DATASET CONTENT:
↓↓↓

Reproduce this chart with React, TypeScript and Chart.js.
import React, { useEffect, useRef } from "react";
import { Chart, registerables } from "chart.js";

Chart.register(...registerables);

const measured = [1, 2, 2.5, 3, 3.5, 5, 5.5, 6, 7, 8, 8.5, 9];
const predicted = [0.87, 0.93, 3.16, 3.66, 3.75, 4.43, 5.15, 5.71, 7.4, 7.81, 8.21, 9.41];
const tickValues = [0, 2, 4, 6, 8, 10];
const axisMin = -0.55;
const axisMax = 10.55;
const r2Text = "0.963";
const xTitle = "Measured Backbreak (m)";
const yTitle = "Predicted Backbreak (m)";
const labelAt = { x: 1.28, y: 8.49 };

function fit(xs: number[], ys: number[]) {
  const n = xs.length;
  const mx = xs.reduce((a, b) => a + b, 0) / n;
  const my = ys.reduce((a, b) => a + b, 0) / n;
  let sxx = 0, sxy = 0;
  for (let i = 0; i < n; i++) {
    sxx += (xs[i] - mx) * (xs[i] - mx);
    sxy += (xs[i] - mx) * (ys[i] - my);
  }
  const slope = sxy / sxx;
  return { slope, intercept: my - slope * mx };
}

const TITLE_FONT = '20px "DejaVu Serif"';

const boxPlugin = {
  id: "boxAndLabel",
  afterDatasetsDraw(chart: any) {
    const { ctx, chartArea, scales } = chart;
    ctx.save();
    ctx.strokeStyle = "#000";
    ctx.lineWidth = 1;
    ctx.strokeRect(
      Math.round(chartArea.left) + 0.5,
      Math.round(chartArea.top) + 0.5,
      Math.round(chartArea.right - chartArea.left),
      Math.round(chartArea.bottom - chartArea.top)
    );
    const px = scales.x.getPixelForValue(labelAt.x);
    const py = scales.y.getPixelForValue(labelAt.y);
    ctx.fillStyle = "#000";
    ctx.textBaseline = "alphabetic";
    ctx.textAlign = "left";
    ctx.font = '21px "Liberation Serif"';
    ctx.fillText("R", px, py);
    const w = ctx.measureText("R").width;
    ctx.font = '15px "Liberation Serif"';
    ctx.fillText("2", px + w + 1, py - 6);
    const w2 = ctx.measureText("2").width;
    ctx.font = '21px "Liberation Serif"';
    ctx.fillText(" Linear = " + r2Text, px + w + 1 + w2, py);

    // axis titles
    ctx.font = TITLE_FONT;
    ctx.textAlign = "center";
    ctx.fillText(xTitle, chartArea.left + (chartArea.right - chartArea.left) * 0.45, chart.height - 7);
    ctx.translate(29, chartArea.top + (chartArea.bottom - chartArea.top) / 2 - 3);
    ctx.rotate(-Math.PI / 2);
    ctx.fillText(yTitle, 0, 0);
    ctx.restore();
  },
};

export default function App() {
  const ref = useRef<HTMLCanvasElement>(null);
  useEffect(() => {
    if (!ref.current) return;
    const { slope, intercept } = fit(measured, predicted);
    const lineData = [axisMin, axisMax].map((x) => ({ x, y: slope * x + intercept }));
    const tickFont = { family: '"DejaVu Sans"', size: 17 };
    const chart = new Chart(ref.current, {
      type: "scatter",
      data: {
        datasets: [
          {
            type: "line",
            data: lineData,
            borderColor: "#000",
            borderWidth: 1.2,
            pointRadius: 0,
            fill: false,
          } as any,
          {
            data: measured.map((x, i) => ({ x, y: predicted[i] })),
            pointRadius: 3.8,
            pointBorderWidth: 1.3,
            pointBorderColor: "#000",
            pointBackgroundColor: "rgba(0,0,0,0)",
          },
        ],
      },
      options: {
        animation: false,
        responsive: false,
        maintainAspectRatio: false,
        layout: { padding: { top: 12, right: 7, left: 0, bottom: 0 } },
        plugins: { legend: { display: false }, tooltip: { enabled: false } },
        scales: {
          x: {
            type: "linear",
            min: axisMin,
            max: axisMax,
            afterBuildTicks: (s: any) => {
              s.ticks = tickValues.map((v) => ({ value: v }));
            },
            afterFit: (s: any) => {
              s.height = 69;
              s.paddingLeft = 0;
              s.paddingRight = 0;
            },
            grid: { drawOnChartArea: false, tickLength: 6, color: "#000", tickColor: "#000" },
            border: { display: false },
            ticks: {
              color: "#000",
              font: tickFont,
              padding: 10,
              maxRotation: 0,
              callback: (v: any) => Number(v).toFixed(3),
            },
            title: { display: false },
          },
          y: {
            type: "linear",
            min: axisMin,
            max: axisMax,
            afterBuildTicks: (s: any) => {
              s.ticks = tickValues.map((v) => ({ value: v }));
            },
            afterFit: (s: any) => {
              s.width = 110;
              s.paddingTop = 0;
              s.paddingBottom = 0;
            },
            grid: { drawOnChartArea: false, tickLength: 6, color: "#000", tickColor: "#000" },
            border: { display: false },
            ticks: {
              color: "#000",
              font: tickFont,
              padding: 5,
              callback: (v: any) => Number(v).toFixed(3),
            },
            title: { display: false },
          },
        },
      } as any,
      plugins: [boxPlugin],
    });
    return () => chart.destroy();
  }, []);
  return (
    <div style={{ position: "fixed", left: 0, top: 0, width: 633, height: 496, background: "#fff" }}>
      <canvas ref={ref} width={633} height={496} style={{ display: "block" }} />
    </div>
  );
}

↑↑↑

YOUR INSTRUCTIONS:
Everything from the first line of the data through the line containing "Chart.register(...registerables);" should be echoed exactly. Add nothing.

SOLUTION BELOW:
Reproduce this chart with React, TypeScript and Chart.js.
import React, { useEffect, useRef } from "react";
import { Chart, registerables } from "chart.js";

Chart.register(...registerables);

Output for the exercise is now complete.